In an interview with CNBC’s Sara Eisen on Thursday, X CEO Linda Yaccarino explained why Elon Musk rebranded the platform, formerly known as Twitter, and how the company is embracing the “everything app” concept moving forward through new video-chat capabilities, updated brand-safety tools and more.
The X rebrand, according to Yaccarino, has been a goal of Musk’s since he enacted the Twitter takeover last year.
“Elon has been talking about X, the everything app, for a very long time,” Yaccarino told Eisen. “Even when we announced that I was joining the company, I was joining the company to partner with Elon to transform Twitter into X, the everything app.”
Highlighting the possibility of digital payment capabilities within the app, Yaccarino said she and Musk look at the rebrand as a “liberation from Twitter,” in that it should change how people congregate, entertain, and transact in one unified platform.
“Payments -- there’s been a lot of talk about that,” she said. “Payments between you and a friend, between you and one of your creators.”

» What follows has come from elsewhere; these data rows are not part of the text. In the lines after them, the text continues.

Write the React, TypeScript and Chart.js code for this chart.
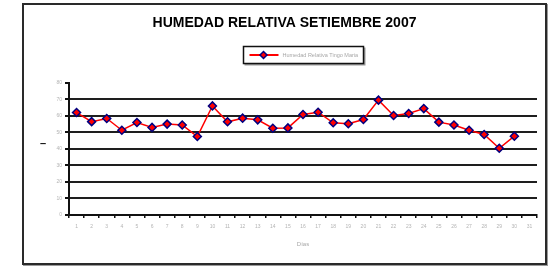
import React, { useEffect, useRef } from "react";
import { Chart, registerables } from "chart.js";

Chart.register(...registerables);

const chartTitle = "HUMEDAD RELATIVA SETIEMBRE 2007";
const seriesName = "Humedad Relativa Tingo Maria";
const xAxisTitle = "Días";
const yAxisTitle = "–";
const days = ["1","2","3","4","5","6","7","8","9","10","11","12","13","14","15","16","17","18","19","20","21","22","23","24","25","26","27","28","29","30","31"];
const humidity = [62, 56.5, 58.4, 51.3, 56, 53, 55, 54.5, 47.5, 66, 56.4, 58.6, 57.6, 52.5, 52.7, 60.8, 62.2, 55.8, 55.2, 57.8, 69.5, 60.2, 61.4, 64.4, 56.2, 54.5, 51.3, 48.7, 40.4, 47.7, null];
const yMin = 0;
const yMax = 80;
const yStep = 10;

const FONT = "'Liberation Sans', Arial, sans-serif";
const LINE_RED = "#ff0000";
const MARKER_NAVY = "#000080";
const GRID = "#1e1e1e";
const TICK_GRAY = "#b4b4b4";

const excelLegend = {
  id: "excelLegend",
  afterDraw(chart: any) {
    const ctx = chart.ctx;
    const left = Math.round(chart.width / 2 - 42) + 0.5;
    const top = 41.5;
    const w = 120;
    const h = 17;
    ctx.save();
    ctx.fillStyle = "#9a9a9a";
    ctx.fillRect(left + 1, top + 1, w + 1, h + 1);
    ctx.fillStyle = "#ffffff";
    ctx.fillRect(left, top, w, h);
    ctx.strokeStyle = "#111";
    ctx.lineWidth = 1.5;
    ctx.strokeRect(left, top, w, h);
    const cy = top + h / 2;
    ctx.strokeStyle = LINE_RED;
    ctx.lineWidth = 2;
    ctx.beginPath();
    ctx.moveTo(left + 6, cy);
    ctx.lineTo(left + 35, cy);
    ctx.stroke();
    const mx = left + 20;
    const r = 3.5;
    ctx.beginPath();
    ctx.moveTo(mx, cy - r);
    ctx.lineTo(mx + r, cy);
    ctx.lineTo(mx, cy + r);
    ctx.lineTo(mx - r, cy);
    ctx.closePath();
    ctx.fillStyle = LINE_RED;
    ctx.fill();
    ctx.strokeStyle = MARKER_NAVY;
    ctx.lineWidth = 1.5;
    ctx.stroke();
    ctx.fillStyle = "#a8a8a8";
    ctx.font = `5.5px ${FONT}`;
    ctx.textBaseline = "middle";
    ctx.textAlign = "left";
    ctx.fillText(seriesName, left + 39, cy);
    ctx.restore();
  },
};

const yTitlePlugin = {
  id: "yTitleMark",
  afterDraw(chart: any) {
    const ctx = chart.ctx;
    const a = chart.chartArea;
    ctx.save();
    ctx.fillStyle = "#111";
    ctx.font = `bold 11px ${FONT}`;
    ctx.textAlign = "center";
    ctx.textBaseline = "middle";
    ctx.fillText(yAxisTitle, a.left - 26, (a.top + a.bottom) / 2 - 5);
    ctx.restore();
  },
};

export default function App() {
  const ref = useRef<HTMLCanvasElement | null>(null);

  useEffect(() => {
    if (!ref.current) return;
    const chart = new Chart(ref.current, {
      type: "line",
      data: {
        labels: days,
        datasets: [
          {
            label: seriesName,
            data: humidity,
            borderColor: LINE_RED,
            borderWidth: 1.5,
            backgroundColor: LINE_RED,
            pointStyle: "rectRot",
            pointRadius: 4,
            pointBorderColor: MARKER_NAVY,
            pointBackgroundColor: LINE_RED,
            pointBorderWidth: 1.5,
            tension: 0,
            spanGaps: false,
          },
        ],
      },
      options: {
        responsive: false,
        animation: false,
        layout: { padding: { top: 0, left: 8, right: 8, bottom: 0 } },
        plugins: {
          legend: { display: false },
          tooltip: { enabled: false },
          title: {
            display: true,
            text: chartTitle,
            color: "#000",
            font: { family: FONT, size: 14, weight: "bold" },
            padding: { top: 10, bottom: 51 },
          },
        },
        scales: {
          x: {
            type: "category",
            offset: true,
            border: { display: true, color: "#111", width: 2 },
            grid: {
              offset: true,
              drawOnChartArea: false,
              drawTicks: true,
              tickLength: 3,
              color: "#111",
              lineWidth: 1.5,
            },
            ticks: {
              color: TICK_GRAY,
              font: { family: FONT, size: 5 },
              maxRotation: 0,
              autoSkip: false,
              padding: 6,
            },
            title: {
              display: true,
              text: xAxisTitle,
              color: "#a8a8a8",
              font: { family: FONT, size: 6 },
              padding: { top: 6, bottom: 15 },
            },
            afterFit: (scale: any) => {
              scale.height = 48;
            },
          },
          y: {
            min: yMin,
            max: yMax,
            border: { display: true, color: "#111", width: 2 },
            grid: {
              color: (c: any) => (c.tick && c.tick.value === yMax ? "rgba(0,0,0,0)" : GRID),
              tickColor: "#111",
              lineWidth: 2,
              drawTicks: true,
              tickLength: 4,
            },
            ticks: {
              stepSize: yStep,
              color: TICK_GRAY,
              font: { family: FONT, size: 5 },
              padding: 3,
            },
            afterFit: (scale: any) => {
              scale.width = 37;
            },
          },
        },
      },
      plugins: [excelLegend, yTitlePlugin],
    });
    return () => chart.destroy();
  }, []);

  return (
    <div
      style={{
        position: "absolute",
        left: 22,
        top: 3,
        width: 525,
        height: 262,
        border: "2px solid #2a2a2a",
        boxSizing: "border-box",
        boxShadow: "1px 1px 0 #9a9a9a",
        background: "#fff",
      }}
    >
      <canvas ref={ref} width={521} height={258} style={{ display: "block" }} />
    </div>
  );
}
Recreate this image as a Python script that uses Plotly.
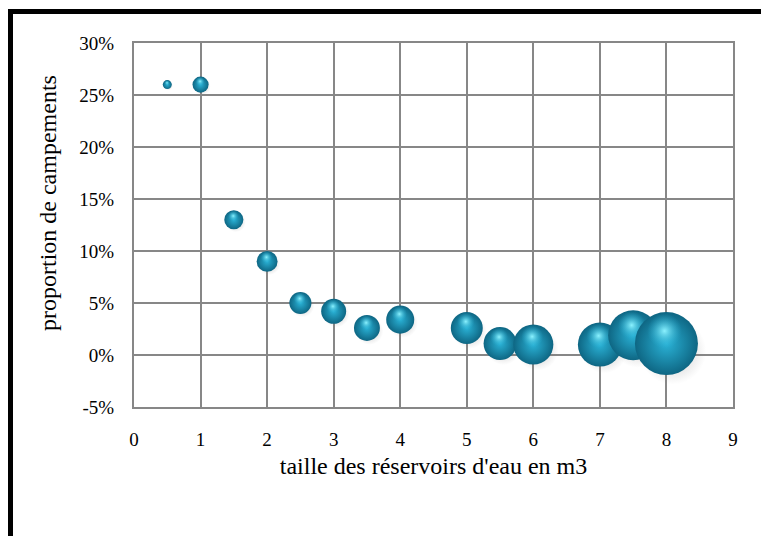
import plotly.graph_objects as go

# Reservoir size (m3) vs share of camps, bubble area = weight of each class
reservoir_m3 = [0.5, 1, 1.5, 2, 2.5, 3, 3.5, 4, 5, 5.5, 6, 7, 7.5, 8]
camp_share_pct = [26, 26, 13, 9, 5, 4.2, 2.6, 3.4, 2.6, 1.1, 1.0, 1.0, 1.9, 1.1]
bubble_size = [1.0, 3.2, 4.5, 5.4, 6.0, 7.7, 8.3, 9.7, 12.6, 13.4, 19.8, 23.9, 30.9, 49.0]

x_ticks = [0, 1, 2, 3, 4, 5, 6, 7, 8, 9]
y_ticks = [-5, 0, 5, 10, 15, 20, 25, 30]
y_tick_text = ["-5%", "0%", "5%", "10%", "15%", "20%", "25%", "30%"]

FONT = "Times New Roman, Liberation Serif, serif"
W, H = 761, 536
M_L, M_R, M_T, M_B = 134, 28, 43, 129
PLOT_W = W - M_L - M_R
PLOT_H = H - M_T - M_B
Y_RANGE = (-5, 30)
MAX_D = 63
sizeref = 2.0 * max(bubble_size) / MAX_D ** 2
pct_per_px = (Y_RANGE[1] - Y_RANGE[0]) / PLOT_H
x_per_px = 9 / PLOT_W


def diam(s):
    return 2 * (s / 2 / sizeref) ** 0.5


fig = go.Figure()

# one group of traces per sphere so that later spheres overlap earlier ones
for x, y, s in zip(reservoir_m3, camp_share_pct, bubble_size):
    d = diam(s)
    # soft drop shadow
    fig.add_trace(go.Scatter(
        x=[x + 0.10 * d * x_per_px], y=[y - 0.12 * d * pct_per_px],
        mode="markers",
        marker=dict(size=d * 1.06, opacity=1, color="rgba(120,120,120,0)",
                    gradient=dict(type="radial", color="rgba(90,90,90,0.4)"),
                    line=dict(width=0)),
        hoverinfo="skip", showlegend=False,
    ))
    # sphere body
    fig.add_trace(go.Scatter(
        x=[x], y=[y], mode="markers",
        marker=dict(size=[s], sizemode="area", sizeref=sizeref, opacity=1,
                    color="#0e6683",
                    gradient=dict(type="radial", color="#2ab2d6"),
                    line=dict(width=0)),
        showlegend=False,
    ))
    # specular highlight near the top
    fig.add_trace(go.Scatter(
        x=[x - 0.03 * d * x_per_px], y=[y + 0.2 * d * pct_per_px],
        mode="markers",
        marker=dict(size=d * 0.55, opacity=1, color="rgba(42,178,214,0)",
                    gradient=dict(type="radial", color="rgba(140,242,255,1)"),
                    line=dict(width=0)),
        hoverinfo="skip", showlegend=False,
    ))

grid = "#878787"
fig.update_xaxes(
    range=[0, 9], tickvals=x_ticks, showgrid=True, gridcolor=grid, gridwidth=2,
    zeroline=False, showline=True, linecolor=grid, linewidth=2, mirror=True,
    ticks="outside", ticklen=14, tickcolor="rgba(0,0,0,0)",
    tickfont=dict(family=FONT, size=19, color="black"),
    title=dict(text="taille des réservoirs d'eau en m3", standoff=8,
               font=dict(family=FONT, size=24, color="black")),
)
fig.update_yaxes(
    range=list(Y_RANGE), tickvals=y_ticks, ticktext=y_tick_text,
    showgrid=True, gridcolor=grid, gridwidth=2,
    zeroline=False, showline=True, linecolor=grid, linewidth=2, mirror=True,
    ticks="outside", ticklen=14, tickcolor="rgba(0,0,0,0)",
    tickfont=dict(family=FONT, size=19, color="black"),
)

# vertical axis title, sitting a little above the axis middle
fig.add_annotation(
    text="proportion de campements", textangle=-90,
    xref="paper", yref="paper", x=(48 - M_L) / PLOT_W, y=(H - M_B - 203) / PLOT_H,
    xanchor="center", yanchor="middle", showarrow=False,
    font=dict(family=FONT, size=24, color="black"),
)

# heavy black frame around the chart area
bx = (10.5 - M_L) / PLOT_W
by = 1 + (M_T - 11.5) / PLOT_H
fig.add_shape(type="rect", xref="paper", yref="paper",
              x0=bx, x1=3, y0=-3, y1=by,
              line=dict(color="black", width=5), layer="above")

fig.update_layout(
    width=W, height=H,
    margin=dict(l=M_L, r=M_R, t=M_T, b=M_B),
    paper_bgcolor="white", plot_bgcolor="white",
)

fig.write_html("out.html")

In addition to in-app payments, Yaccarino claimed that X users will soon be able “to make video chat calls without having to give your phone number to anyone on the platform.”
The announcement acts as a likely callback to a recent post from X designer Andrea Conway that read: “Just called someone on X,” hinting at the fact that in-app video chatting is already being tested.
In relation to brand safety, Yaccarino told Eisen that after deserting the platform due to the proliferation of hate speech and harmful content, major brands like Coca-Cola and Visa have returned to advertising due to her attempts to directly engage with marketing and communications executives.
On Tuesday, Yaccarino took to X to celebrate the release of the platform's new advertiser controls and third-party partnerships, which she told Eisen would reduce advertiser risk and protect brands “from the risk of being next to” toxic content.
She went on to claim that the operational run rate, or financial performance, at the company was “pretty close to break even.”
Finally, the former advertising head at NBCUniversal announced the comeback of X's Client Council, an invitation-only group of marketing and advertising agency executives that deteriorated shortly after Musk bought the company due to concerns over content moderation policies and widespread job cuts.
“Excited to continue momentum in our business and we are officially bringing back the client council in the fall,” Yaccarino said in a tweet on Thursday.
It still has not been determined who will be joining the council.